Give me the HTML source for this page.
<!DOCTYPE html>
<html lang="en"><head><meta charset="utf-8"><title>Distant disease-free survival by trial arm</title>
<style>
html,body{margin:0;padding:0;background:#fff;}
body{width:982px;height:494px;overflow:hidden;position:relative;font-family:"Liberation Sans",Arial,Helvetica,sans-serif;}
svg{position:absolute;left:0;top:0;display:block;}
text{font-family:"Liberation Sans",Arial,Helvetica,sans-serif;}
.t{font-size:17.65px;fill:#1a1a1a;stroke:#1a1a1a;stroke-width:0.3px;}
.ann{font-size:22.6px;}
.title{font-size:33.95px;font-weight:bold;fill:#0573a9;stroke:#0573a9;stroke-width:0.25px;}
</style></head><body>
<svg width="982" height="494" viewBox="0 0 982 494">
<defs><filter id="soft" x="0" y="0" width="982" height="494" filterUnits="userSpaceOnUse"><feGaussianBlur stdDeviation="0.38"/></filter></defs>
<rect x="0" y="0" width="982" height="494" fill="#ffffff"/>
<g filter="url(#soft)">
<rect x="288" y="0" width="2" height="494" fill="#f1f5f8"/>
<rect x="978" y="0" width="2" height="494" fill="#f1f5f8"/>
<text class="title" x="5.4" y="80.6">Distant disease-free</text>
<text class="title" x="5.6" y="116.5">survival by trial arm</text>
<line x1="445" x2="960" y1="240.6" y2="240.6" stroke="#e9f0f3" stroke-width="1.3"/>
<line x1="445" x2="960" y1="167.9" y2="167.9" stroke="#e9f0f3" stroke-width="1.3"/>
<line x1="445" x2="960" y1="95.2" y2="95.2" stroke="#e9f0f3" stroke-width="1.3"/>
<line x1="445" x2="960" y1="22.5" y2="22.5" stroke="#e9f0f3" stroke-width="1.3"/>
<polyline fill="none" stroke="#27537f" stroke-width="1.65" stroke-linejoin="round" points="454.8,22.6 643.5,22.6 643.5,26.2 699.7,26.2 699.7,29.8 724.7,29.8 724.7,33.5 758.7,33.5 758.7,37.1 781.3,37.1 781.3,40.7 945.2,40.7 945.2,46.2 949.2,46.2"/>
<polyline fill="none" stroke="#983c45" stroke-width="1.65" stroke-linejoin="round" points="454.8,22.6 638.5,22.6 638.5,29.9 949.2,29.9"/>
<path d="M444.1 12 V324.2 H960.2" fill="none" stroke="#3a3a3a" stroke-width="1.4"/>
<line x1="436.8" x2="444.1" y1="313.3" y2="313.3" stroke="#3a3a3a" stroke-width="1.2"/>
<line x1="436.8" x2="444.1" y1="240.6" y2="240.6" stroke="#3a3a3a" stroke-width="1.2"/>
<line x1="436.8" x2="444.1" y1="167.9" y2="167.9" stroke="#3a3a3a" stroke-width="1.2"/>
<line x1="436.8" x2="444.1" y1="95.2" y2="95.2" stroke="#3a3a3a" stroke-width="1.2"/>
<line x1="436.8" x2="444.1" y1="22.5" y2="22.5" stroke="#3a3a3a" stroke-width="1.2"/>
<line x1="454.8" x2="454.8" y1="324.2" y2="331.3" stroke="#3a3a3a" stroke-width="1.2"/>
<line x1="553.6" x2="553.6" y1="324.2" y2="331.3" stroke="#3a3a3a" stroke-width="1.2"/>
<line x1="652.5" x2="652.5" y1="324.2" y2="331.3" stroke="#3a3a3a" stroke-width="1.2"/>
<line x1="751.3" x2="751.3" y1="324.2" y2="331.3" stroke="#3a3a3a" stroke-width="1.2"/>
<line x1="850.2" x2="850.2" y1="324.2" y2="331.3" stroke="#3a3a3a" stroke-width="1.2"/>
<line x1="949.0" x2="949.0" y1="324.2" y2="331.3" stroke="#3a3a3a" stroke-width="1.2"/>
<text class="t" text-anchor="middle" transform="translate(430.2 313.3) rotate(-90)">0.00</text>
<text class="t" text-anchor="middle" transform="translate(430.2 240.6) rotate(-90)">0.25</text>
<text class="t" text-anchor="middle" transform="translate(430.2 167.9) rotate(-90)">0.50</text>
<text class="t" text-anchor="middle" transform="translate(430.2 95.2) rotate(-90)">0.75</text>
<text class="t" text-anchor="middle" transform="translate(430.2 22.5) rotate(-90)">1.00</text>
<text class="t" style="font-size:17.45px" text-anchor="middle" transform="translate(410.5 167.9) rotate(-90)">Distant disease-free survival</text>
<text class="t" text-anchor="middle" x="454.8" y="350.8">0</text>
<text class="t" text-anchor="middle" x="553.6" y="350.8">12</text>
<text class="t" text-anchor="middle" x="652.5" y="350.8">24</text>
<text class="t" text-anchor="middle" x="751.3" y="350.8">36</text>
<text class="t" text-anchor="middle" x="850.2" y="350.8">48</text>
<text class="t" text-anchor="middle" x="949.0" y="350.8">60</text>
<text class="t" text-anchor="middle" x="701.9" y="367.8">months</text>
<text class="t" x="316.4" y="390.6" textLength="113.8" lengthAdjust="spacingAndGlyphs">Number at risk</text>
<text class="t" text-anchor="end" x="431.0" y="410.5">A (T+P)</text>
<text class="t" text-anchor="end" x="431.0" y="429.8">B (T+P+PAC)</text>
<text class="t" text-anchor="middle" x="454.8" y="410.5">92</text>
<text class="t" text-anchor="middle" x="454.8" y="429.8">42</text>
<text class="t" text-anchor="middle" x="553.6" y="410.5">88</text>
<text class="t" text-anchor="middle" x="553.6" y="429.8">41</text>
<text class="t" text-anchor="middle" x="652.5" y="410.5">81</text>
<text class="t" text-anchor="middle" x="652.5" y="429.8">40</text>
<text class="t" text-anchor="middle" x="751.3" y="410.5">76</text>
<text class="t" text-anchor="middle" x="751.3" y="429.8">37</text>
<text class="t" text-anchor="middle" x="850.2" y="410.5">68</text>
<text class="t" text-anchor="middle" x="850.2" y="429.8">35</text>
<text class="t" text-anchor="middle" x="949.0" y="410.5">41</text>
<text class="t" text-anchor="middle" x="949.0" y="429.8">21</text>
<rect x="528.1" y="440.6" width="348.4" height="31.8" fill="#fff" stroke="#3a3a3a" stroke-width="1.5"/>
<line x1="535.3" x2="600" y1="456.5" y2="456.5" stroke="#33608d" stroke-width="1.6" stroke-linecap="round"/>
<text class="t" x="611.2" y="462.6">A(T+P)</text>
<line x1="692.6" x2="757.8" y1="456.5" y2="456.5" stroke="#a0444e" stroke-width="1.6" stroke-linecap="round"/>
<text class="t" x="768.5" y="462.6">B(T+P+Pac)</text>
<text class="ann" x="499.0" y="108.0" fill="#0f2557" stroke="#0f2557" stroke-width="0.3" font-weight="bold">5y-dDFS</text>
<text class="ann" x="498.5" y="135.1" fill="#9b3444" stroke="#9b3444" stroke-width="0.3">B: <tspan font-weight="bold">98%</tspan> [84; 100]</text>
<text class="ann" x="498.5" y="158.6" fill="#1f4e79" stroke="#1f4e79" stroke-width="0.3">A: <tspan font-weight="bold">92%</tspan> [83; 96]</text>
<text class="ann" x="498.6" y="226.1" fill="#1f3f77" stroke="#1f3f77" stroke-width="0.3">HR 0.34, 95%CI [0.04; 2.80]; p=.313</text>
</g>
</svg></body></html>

══════════

**Challenge:** Print the material above once more, exactly.

**Complete output:**
Give me the HTML source for this page.
<!DOCTYPE html>
<html lang="en"><head><meta charset="utf-8"><title>Distant disease-free survival by trial arm</title>
<style>
html,body{margin:0;padding:0;background:#fff;}
body{width:982px;height:494px;overflow:hidden;position:relative;font-family:"Liberation Sans",Arial,Helvetica,sans-serif;}
svg{position:absolute;left:0;top:0;display:block;}
text{font-family:"Liberation Sans",Arial,Helvetica,sans-serif;}
.t{font-size:17.65px;fill:#1a1a1a;stroke:#1a1a1a;stroke-width:0.3px;}
.ann{font-size:22.6px;}
.title{font-size:33.95px;font-weight:bold;fill:#0573a9;stroke:#0573a9;stroke-width:0.25px;}
</style></head><body>
<svg width="982" height="494" viewBox="0 0 982 494">
<defs><filter id="soft" x="0" y="0" width="982" height="494" filterUnits="userSpaceOnUse"><feGaussianBlur stdDeviation="0.38"/></filter></defs>
<rect x="0" y="0" width="982" height="494" fill="#ffffff"/>
<g filter="url(#soft)">
<rect x="288" y="0" width="2" height="494" fill="#f1f5f8"/>
<rect x="978" y="0" width="2" height="494" fill="#f1f5f8"/>
<text class="title" x="5.4" y="80.6">Distant disease-free</text>
<text class="title" x="5.6" y="116.5">survival by trial arm</text>
<line x1="445" x2="960" y1="240.6" y2="240.6" stroke="#e9f0f3" stroke-width="1.3"/>
<line x1="445" x2="960" y1="167.9" y2="167.9" stroke="#e9f0f3" stroke-width="1.3"/>
<line x1="445" x2="960" y1="95.2" y2="95.2" stroke="#e9f0f3" stroke-width="1.3"/>
<line x1="445" x2="960" y1="22.5" y2="22.5" stroke="#e9f0f3" stroke-width="1.3"/>
<polyline fill="none" stroke="#27537f" stroke-width="1.65" stroke-linejoin="round" points="454.8,22.6 643.5,22.6 643.5,26.2 699.7,26.2 699.7,29.8 724.7,29.8 724.7,33.5 758.7,33.5 758.7,37.1 781.3,37.1 781.3,40.7 945.2,40.7 945.2,46.2 949.2,46.2"/>
<polyline fill="none" stroke="#983c45" stroke-width="1.65" stroke-linejoin="round" points="454.8,22.6 638.5,22.6 638.5,29.9 949.2,29.9"/>
<path d="M444.1 12 V324.2 H960.2" fill="none" stroke="#3a3a3a" stroke-width="1.4"/>
<line x1="436.8" x2="444.1" y1="313.3" y2="313.3" stroke="#3a3a3a" stroke-width="1.2"/>
<line x1="436.8" x2="444.1" y1="240.6" y2="240.6" stroke="#3a3a3a" stroke-width="1.2"/>
<line x1="436.8" x2="444.1" y1="167.9" y2="167.9" stroke="#3a3a3a" stroke-width="1.2"/>
<line x1="436.8" x2="444.1" y1="95.2" y2="95.2" stroke="#3a3a3a" stroke-width="1.2"/>
<line x1="436.8" x2="444.1" y1="22.5" y2="22.5" stroke="#3a3a3a" stroke-width="1.2"/>
<line x1="454.8" x2="454.8" y1="324.2" y2="331.3" stroke="#3a3a3a" stroke-width="1.2"/>
<line x1="553.6" x2="553.6" y1="324.2" y2="331.3" stroke="#3a3a3a" stroke-width="1.2"/>
<line x1="652.5" x2="652.5" y1="324.2" y2="331.3" stroke="#3a3a3a" stroke-width="1.2"/>
<line x1="751.3" x2="751.3" y1="324.2" y2="331.3" stroke="#3a3a3a" stroke-width="1.2"/>
<line x1="850.2" x2="850.2" y1="324.2" y2="331.3" stroke="#3a3a3a" stroke-width="1.2"/>
<line x1="949.0" x2="949.0" y1="324.2" y2="331.3" stroke="#3a3a3a" stroke-width="1.2"/>
<text class="t" text-anchor="middle" transform="translate(430.2 313.3) rotate(-90)">0.00</text>
<text class="t" text-anchor="middle" transform="translate(430.2 240.6) rotate(-90)">0.25</text>
<text class="t" text-anchor="middle" transform="translate(430.2 167.9) rotate(-90)">0.50</text>
<text class="t" text-anchor="middle" transform="translate(430.2 95.2) rotate(-90)">0.75</text>
<text class="t" text-anchor="middle" transform="translate(430.2 22.5) rotate(-90)">1.00</text>
<text class="t" style="font-size:17.45px" text-anchor="middle" transform="translate(410.5 167.9) rotate(-90)">Distant disease-free survival</text>
<text class="t" text-anchor="middle" x="454.8" y="350.8">0</text>
<text class="t" text-anchor="middle" x="553.6" y="350.8">12</text>
<text class="t" text-anchor="middle" x="652.5" y="350.8">24</text>
<text class="t" text-anchor="middle" x="751.3" y="350.8">36</text>
<text class="t" text-anchor="middle" x="850.2" y="350.8">48</text>
<text class="t" text-anchor="middle" x="949.0" y="350.8">60</text>
<text class="t" text-anchor="middle" x="701.9" y="367.8">months</text>
<text class="t" x="316.4" y="390.6" textLength="113.8" lengthAdjust="spacingAndGlyphs">Number at risk</text>
<text class="t" text-anchor="end" x="431.0" y="410.5">A (T+P)</text>
<text class="t" text-anchor="end" x="431.0" y="429.8">B (T+P+PAC)</text>
<text class="t" text-anchor="middle" x="454.8" y="410.5">92</text>
<text class="t" text-anchor="middle" x="454.8" y="429.8">42</text>
<text class="t" text-anchor="middle" x="553.6" y="410.5">88</text>
<text class="t" text-anchor="middle" x="553.6" y="429.8">41</text>
<text class="t" text-anchor="middle" x="652.5" y="410.5">81</text>
<text class="t" text-anchor="middle" x="652.5" y="429.8">40</text>
<text class="t" text-anchor="middle" x="751.3" y="410.5">76</text>
<text class="t" text-anchor="middle" x="751.3" y="429.8">37</text>
<text class="t" text-anchor="middle" x="850.2" y="410.5">68</text>
<text class="t" text-anchor="middle" x="850.2" y="429.8">35</text>
<text class="t" text-anchor="middle" x="949.0" y="410.5">41</text>
<text class="t" text-anchor="middle" x="949.0" y="429.8">21</text>
<rect x="528.1" y="440.6" width="348.4" height="31.8" fill="#fff" stroke="#3a3a3a" stroke-width="1.5"/>
<line x1="535.3" x2="600" y1="456.5" y2="456.5" stroke="#33608d" stroke-width="1.6" stroke-linecap="round"/>
<text class="t" x="611.2" y="462.6">A(T+P)</text>
<line x1="692.6" x2="757.8" y1="456.5" y2="456.5" stroke="#a0444e" stroke-width="1.6" stroke-linecap="round"/>
<text class="t" x="768.5" y="462.6">B(T+P+Pac)</text>
<text class="ann" x="499.0" y="108.0" fill="#0f2557" stroke="#0f2557" stroke-width="0.3" font-weight="bold">5y-dDFS</text>
<text class="ann" x="498.5" y="135.1" fill="#9b3444" stroke="#9b3444" stroke-width="0.3">B: <tspan font-weight="bold">98%</tspan> [84; 100]</text>
<text class="ann" x="498.5" y="158.6" fill="#1f4e79" stroke="#1f4e79" stroke-width="0.3">A: <tspan font-weight="bold">92%</tspan> [83; 96]</text>
<text class="ann" x="498.6" y="226.1" fill="#1f3f77" stroke="#1f3f77" stroke-width="0.3">HR 0.34, 95%CI [0.04; 2.80]; p=.313</text>
</g>
</svg></body></html>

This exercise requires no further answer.